▶ **TASK STATEMENT**
Which lines have the string "that"? Copy all of them from the entries below.

▶ **GIVEN ENTRIES**
....

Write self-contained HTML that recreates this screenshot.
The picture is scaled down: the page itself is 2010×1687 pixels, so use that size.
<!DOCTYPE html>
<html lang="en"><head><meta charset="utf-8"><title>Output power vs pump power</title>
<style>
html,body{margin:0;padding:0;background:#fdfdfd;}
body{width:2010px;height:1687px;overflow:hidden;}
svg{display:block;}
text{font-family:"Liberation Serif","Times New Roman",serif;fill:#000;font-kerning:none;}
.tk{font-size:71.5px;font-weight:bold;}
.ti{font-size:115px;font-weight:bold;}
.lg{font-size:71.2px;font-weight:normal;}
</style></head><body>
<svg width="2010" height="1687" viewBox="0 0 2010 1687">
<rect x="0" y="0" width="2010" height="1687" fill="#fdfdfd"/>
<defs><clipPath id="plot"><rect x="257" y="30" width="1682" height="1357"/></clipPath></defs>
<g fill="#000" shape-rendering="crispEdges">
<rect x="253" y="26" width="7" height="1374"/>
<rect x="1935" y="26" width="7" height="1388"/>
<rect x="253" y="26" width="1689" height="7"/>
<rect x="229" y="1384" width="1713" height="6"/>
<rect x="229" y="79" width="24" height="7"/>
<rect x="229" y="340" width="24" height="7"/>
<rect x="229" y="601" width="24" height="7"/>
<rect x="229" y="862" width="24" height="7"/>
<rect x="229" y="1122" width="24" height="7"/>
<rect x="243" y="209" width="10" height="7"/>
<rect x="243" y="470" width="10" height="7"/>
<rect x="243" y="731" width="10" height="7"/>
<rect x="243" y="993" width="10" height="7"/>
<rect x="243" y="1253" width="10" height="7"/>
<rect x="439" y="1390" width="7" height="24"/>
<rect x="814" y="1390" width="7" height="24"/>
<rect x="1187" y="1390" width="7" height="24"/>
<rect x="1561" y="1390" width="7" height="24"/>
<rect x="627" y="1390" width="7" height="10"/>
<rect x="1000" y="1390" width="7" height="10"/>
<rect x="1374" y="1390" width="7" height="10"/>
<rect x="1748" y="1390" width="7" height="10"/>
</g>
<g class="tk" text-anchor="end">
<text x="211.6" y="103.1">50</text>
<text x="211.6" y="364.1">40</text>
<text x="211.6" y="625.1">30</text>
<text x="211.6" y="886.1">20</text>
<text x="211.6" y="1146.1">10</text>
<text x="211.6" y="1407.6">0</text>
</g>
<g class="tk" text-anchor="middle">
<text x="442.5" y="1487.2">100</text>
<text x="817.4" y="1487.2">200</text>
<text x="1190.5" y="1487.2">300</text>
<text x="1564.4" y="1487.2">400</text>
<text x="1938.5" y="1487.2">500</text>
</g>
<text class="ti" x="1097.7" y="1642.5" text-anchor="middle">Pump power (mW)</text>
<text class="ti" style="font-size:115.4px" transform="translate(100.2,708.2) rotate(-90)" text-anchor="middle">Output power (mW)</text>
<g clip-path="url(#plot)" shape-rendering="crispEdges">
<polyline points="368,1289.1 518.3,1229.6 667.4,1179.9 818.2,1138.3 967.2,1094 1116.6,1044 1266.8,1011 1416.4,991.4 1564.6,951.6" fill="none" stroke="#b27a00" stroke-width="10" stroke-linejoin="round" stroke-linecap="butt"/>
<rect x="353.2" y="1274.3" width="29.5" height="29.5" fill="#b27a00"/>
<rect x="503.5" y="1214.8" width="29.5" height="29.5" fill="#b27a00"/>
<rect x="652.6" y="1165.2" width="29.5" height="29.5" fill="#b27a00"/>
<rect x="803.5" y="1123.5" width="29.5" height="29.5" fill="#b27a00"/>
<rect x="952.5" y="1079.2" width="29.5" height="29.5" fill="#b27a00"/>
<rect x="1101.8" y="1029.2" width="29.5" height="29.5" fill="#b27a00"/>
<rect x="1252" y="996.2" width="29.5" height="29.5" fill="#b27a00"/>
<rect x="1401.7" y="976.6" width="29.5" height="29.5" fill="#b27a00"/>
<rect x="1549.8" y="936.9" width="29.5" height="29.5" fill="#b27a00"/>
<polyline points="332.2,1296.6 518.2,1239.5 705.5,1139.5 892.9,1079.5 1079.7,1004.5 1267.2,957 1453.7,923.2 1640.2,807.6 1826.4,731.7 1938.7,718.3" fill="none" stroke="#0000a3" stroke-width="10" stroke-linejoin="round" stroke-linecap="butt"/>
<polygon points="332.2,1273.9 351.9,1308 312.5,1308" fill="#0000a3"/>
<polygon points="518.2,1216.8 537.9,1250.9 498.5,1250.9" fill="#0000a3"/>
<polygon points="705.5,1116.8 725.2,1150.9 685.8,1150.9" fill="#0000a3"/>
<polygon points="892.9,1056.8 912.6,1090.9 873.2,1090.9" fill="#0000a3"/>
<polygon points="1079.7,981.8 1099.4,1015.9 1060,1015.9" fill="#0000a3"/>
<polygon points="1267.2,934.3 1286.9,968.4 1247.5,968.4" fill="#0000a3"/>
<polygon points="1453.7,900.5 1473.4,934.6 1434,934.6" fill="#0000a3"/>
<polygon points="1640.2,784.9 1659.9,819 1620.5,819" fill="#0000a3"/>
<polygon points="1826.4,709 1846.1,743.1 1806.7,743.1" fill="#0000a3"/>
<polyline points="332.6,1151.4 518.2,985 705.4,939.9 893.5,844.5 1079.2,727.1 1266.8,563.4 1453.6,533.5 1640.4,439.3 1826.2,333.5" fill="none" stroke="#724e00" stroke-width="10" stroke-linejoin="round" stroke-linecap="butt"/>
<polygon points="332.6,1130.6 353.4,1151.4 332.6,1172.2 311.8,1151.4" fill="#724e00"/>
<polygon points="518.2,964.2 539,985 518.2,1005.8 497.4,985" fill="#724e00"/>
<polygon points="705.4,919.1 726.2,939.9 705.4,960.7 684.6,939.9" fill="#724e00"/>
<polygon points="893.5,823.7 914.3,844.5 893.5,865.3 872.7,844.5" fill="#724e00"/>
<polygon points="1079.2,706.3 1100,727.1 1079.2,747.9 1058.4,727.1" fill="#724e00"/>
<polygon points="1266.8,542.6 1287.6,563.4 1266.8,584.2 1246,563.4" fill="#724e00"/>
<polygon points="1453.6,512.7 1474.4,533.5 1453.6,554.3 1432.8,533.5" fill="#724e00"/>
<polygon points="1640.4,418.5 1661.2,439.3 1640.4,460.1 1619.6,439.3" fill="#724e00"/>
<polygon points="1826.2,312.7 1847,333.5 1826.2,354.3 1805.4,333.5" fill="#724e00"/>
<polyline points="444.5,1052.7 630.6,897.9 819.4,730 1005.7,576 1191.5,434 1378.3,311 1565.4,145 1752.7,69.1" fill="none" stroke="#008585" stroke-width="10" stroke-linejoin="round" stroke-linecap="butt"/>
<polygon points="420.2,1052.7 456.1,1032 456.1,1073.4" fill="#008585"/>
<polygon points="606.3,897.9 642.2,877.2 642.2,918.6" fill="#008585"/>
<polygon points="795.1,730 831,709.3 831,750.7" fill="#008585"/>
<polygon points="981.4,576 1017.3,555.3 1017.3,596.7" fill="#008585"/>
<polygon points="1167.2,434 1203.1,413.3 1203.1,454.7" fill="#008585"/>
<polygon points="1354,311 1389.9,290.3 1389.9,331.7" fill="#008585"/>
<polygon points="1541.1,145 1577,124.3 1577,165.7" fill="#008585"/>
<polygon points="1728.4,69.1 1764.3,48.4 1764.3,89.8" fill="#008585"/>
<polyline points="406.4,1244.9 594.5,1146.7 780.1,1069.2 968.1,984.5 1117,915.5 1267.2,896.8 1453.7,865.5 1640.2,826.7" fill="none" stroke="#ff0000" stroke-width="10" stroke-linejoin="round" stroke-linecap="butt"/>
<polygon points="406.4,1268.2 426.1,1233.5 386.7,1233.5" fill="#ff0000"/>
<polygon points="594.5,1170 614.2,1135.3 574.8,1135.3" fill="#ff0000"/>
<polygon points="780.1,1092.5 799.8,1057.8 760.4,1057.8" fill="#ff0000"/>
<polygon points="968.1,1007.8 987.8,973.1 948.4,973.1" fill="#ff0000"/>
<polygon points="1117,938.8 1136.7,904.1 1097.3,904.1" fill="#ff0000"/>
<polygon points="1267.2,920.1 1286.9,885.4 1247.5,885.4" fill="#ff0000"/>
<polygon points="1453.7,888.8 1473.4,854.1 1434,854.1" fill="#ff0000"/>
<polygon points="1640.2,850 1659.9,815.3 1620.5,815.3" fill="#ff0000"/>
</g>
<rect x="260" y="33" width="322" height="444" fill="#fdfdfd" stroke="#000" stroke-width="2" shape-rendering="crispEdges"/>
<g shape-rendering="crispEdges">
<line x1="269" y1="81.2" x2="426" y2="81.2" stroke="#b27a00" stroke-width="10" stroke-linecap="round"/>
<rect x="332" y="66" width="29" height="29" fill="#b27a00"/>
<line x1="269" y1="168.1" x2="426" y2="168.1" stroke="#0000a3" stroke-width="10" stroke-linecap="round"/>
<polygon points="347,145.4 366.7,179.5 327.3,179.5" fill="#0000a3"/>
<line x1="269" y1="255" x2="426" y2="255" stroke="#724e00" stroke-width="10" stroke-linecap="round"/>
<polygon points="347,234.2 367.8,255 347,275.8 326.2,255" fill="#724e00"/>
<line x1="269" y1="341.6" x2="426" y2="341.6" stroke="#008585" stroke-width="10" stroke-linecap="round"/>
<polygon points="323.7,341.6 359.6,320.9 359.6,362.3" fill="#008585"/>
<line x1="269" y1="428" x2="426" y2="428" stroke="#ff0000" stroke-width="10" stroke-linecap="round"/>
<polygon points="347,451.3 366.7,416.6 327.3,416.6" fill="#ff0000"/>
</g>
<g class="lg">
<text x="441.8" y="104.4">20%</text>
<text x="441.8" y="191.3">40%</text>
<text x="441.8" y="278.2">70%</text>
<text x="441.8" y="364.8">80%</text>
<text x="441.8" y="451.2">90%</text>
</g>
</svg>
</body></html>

....

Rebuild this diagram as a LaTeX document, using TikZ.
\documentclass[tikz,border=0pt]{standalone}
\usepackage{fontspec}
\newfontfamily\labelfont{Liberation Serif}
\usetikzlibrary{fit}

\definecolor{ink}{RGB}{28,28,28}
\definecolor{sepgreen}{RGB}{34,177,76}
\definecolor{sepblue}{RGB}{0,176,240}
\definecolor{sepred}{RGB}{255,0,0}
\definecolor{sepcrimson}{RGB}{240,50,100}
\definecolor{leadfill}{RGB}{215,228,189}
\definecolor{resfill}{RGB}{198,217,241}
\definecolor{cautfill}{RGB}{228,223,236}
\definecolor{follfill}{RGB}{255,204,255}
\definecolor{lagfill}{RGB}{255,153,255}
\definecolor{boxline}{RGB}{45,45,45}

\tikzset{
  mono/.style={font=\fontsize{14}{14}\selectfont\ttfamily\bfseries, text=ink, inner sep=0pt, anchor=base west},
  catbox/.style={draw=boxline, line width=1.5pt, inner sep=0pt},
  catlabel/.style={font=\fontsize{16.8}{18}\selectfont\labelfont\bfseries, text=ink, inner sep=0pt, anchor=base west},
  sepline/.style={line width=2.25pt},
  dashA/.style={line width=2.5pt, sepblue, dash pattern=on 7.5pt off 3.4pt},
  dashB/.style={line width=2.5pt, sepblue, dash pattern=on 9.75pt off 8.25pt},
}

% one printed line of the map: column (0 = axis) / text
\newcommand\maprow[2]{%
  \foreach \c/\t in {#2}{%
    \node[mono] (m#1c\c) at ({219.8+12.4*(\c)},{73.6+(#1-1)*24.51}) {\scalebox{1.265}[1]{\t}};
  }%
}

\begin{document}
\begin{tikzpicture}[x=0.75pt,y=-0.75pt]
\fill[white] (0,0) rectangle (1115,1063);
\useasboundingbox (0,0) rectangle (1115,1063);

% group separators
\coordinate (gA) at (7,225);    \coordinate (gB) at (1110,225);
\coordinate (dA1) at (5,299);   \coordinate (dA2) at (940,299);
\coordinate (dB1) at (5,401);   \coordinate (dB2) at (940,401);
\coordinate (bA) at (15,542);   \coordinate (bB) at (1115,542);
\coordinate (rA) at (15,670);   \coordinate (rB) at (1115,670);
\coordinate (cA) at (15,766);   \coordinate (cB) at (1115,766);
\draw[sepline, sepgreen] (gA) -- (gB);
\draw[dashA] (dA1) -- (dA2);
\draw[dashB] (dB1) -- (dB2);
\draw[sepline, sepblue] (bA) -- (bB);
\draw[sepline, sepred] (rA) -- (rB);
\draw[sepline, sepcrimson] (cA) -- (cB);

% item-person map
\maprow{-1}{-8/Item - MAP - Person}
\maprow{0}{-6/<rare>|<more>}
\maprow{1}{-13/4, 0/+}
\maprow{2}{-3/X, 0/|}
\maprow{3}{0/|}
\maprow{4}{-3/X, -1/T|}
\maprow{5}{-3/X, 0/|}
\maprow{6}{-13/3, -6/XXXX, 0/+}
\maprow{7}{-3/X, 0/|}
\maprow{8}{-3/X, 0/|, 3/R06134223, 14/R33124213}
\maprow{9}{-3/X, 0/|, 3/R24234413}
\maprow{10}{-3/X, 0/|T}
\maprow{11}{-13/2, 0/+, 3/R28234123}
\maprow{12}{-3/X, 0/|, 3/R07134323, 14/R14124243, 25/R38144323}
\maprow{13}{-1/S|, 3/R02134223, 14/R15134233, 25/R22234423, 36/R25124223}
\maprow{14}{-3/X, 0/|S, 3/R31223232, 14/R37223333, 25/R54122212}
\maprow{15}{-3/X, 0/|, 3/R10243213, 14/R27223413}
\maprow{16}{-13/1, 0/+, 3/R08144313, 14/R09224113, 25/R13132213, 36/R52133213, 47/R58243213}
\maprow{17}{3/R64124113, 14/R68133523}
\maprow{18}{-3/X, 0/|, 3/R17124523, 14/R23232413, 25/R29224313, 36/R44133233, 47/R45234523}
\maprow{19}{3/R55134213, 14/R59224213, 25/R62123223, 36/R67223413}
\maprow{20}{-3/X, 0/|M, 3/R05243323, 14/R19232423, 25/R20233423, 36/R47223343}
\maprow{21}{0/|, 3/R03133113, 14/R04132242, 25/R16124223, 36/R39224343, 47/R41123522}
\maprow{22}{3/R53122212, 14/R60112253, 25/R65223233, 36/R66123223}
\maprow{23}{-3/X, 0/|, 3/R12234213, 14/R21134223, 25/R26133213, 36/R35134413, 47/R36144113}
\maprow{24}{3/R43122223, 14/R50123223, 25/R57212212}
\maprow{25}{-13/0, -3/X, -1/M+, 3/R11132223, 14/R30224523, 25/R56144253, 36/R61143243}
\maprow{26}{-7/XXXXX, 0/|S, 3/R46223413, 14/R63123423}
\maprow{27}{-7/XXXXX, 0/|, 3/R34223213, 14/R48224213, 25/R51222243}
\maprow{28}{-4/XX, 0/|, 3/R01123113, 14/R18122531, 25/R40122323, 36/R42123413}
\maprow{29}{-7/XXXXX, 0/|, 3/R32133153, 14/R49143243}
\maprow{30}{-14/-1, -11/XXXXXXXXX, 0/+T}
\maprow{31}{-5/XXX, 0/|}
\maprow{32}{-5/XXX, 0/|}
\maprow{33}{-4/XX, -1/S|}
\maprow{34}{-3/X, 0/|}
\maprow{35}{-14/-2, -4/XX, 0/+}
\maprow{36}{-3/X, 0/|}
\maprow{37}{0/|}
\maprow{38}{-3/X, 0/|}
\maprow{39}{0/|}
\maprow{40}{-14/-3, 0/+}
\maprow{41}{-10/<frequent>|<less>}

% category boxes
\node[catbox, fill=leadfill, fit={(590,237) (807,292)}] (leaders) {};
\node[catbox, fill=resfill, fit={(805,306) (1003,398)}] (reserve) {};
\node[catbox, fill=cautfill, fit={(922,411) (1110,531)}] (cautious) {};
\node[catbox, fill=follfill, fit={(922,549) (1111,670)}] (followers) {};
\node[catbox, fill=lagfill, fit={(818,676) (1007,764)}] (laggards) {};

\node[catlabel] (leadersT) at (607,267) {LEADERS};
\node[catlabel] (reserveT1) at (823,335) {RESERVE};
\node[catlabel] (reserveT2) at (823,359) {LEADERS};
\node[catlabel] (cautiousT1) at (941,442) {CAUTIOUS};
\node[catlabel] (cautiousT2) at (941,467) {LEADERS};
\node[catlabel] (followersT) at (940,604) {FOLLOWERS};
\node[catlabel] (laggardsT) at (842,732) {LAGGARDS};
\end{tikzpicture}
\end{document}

....

▶ **CORRECT RESPONSE**
Write self-contained HTML that recreates this screenshot.
The picture is scaled down: the page itself is 2010×1687 pixels, so use that size.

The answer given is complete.